The second thing I noticed is that most clubs have adopted the new Local Rule giving players an additional option for when their ball is lost or out of bounds, which allows them to take two penalty strokes and drop on the edge of the fairway (or several other locations) at the same distance from the hole that their ball was lost or went out of bounds.
This Local Rule makes a lot of sense on the links courses we played for several reasons. First, everyone is walking the course so returning to where you last played for a lost ball is time consuming and frankly, most golfers will not do it. Secondly, it is common to have blind tee shots so tracking the ball exactly to where it comes to rest is impossible making lost balls more common. Lastly, areas not far off the fairways (15-20 yards) are not normally maintained and the grasses and bushes can get very thick, making off-line shots difficult find.

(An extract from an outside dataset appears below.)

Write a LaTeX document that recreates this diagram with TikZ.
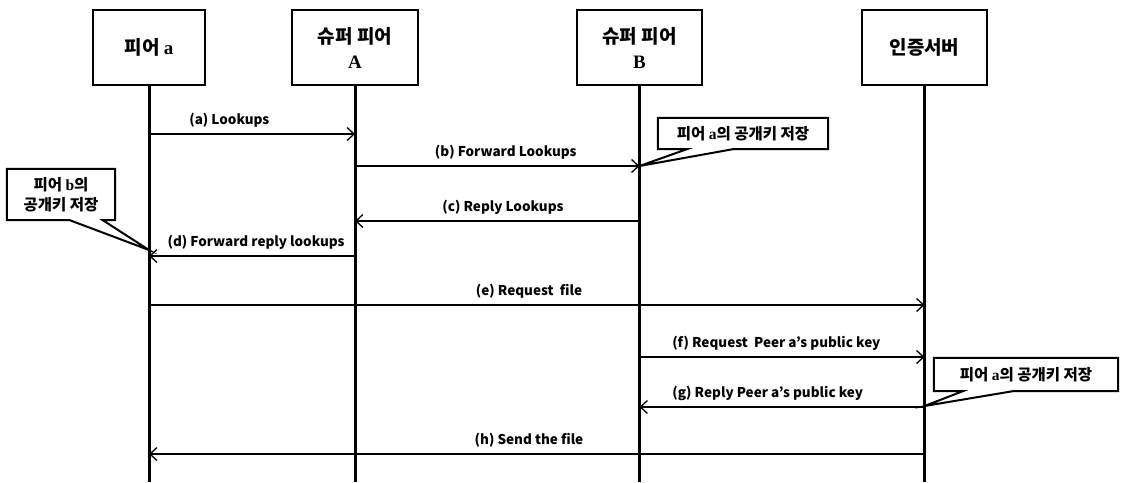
\documentclass[tikz,border=0pt]{standalone}
\usepackage{fontspec}
\setmainfont{Noto Sans CJK KR}
\newfontfamily\latinserif{Liberation Serif Bold}
\usetikzlibrary{arrows.meta}
\tikzset{actor/.style={draw, line width=1.8pt, minimum height=75pt, align=center, inner sep=2pt, font=\fontsize{19}{25}\selectfont\bfseries},
         lifeline/.style={line width=3pt},
         msg/.style={line width=1.2pt, -{Straight Barb[length=7pt,width=13pt,line width=1.3pt]}},
         lbl/.style={above=5pt, inner sep=1pt, font=\fontsize{13.5}{15}\selectfont\bfseries},
         memo/.style={inner sep=1pt, align=center, font=\fontsize{15.5}{20}\selectfont\bfseries},
         memo line/.style={draw, line width=2pt, fill=white, line join=miter}}
\newcommand\serifletter[1]{{\latinserif\mdseries #1}}

\begin{document}
\begin{tikzpicture}[x=1pt,y=-1pt]
   \useasboundingbox (0,0) rectangle (1121,482);
   % participants
   \node[actor, minimum width=112pt] (peer)   at (149,47.5) {피어 \serifletter{a}};
   \node[actor, minimum width=126pt] (superA) at (355,47.5) {슈퍼 피어\\\serifletter{A}};
   \node[actor, minimum width=125pt] (superB) at (639.5,47.5) {슈퍼 피어\\\serifletter{B}};
   \node[actor, minimum width=125pt] (auth)   at (924.5,47.5) {인증서버};
   % lifelines
   \coordinate (peer end)   at (149,482);
   \coordinate (superA end) at (355,482);
   \coordinate (superB end) at (639.5,482);
   \coordinate (auth end)   at (924.5,482);
   \draw[lifeline] (peer.south)   -- (peer end);
   \draw[lifeline] (superA.south) -- (superA end);
   \draw[lifeline] (superB.south) -- (superB end);
   \draw[lifeline] (auth.south)   -- (auth end);
   % messages
   \draw[msg] (peer |- 0,134)   -- node[lbl, pos=0.39] {(a) Lookups} (superA |- 0,134);
   \draw[msg] (superA |- 0,166) -- node[lbl, pos=0.53] {(b) Forward Lookups} (superB |- 0,166);
   \draw[msg] (superB |- 0,221) -- node[lbl, pos=0.48] {(c) Reply Lookups} (superA |- 0,221);
   \draw[msg] (superA |- 0,256) -- node[lbl, pos=0.48] {(d) Forward reply lookups} (peer |- 0,256);
   \draw[msg] (peer |- 0,305)   -- node[lbl, pos=0.49] {(e) Request\ \ file} (auth |- 0,305);
   \draw[msg] (superB |- 0,357) -- node[lbl, pos=0.48] {(f) Request\ \ Peer a’s public key} (auth |- 0,357);
   \draw[msg] (auth |- 0,407)   -- node[lbl, pos=0.55] {(g) Reply Peer a’s public key} (superB |- 0,407);
   \draw[msg] (auth |- 0,454)   -- node[lbl, pos=0.51] {(h) Send the file} (peer |- 0,454);
   % notes
   \coordinate (tipB)    at (superB |- 0,166);
   \coordinate (tipPeer) at (peer |- 0,250);
   \coordinate (tipAuth) at (auth |- 0,406);
   \node[memo, minimum width=170pt, minimum height=31pt] (noteB) at (743,133.5) {};
   \draw[memo line] (noteB.north west) -- (noteB.north east) -- (noteB.south east) -- ([xshift=75pt]noteB.south west)
                    -- (tipB) -- ([xshift=29pt]noteB.south west) -- (noteB.south west) -- cycle;
   \node[memo] at (noteB) {피어 \serifletter{a}의 공개키 저장};
   \node[memo, minimum width=108pt, minimum height=51pt] (notePeer) at (61,194.5) {};
   \draw[memo line] (notePeer.north west) -- (notePeer.north east) -- (notePeer.south east) -- ([xshift=96pt]notePeer.south west)
                    -- (tipPeer) -- ([xshift=63pt]notePeer.south west) -- (notePeer.south west) -- cycle;
   \node[memo] at (notePeer) {피어 \serifletter{b}의\\공개키 저장};
   \node[memo, minimum width=184pt, minimum height=33pt] (noteAuth) at (1026,374.5) {};
   \draw[memo line] (noteAuth.north west) -- (noteAuth.north east) -- (noteAuth.south east) -- ([xshift=79pt]noteAuth.south west)
                    -- (tipAuth) -- ([xshift=29pt]noteAuth.south west) -- (noteAuth.south west) -- cycle;
   \node[memo] at (noteAuth) {피어 \serifletter{a}의 공개키 저장};
\end{tikzpicture}
\end{document}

The third thing I noticed that is different from American golf is that it is common to have man-made things on the course that are defined as integral parts of the course making golfers play around, over, or through them without getting relief. For instance, the picture to the right is the seventh hole at Ardglass Golf Club. The “cottage” is less than ten yards off the right side of the green and comes into play for most shots short and right of the green. I witnessed a golfer directly behind it and he had to chip down away from the green for a better angle. Additionally, stone walls, old castles, and small buildings exist on some of these courses and golfers must use strategy to navigate them.
Lastly, I noticed a few small things like free relief from rabbit holes at County Louth Golf Club. Free relief is available under the Rules for holes made by animals, but it was more common in Ireland.
This trip to Northern Ireland was extremely enjoyable and something I will never forget. I embraced the different challenges you face over there like high winds, firm and fast conditions, and enjoyed trying to play shots along the ground and bouncing shots into greens. If you are a golf enthusiast you must experience links golf at some point in life, and maybe that will be on an FSGA trip in the coming years.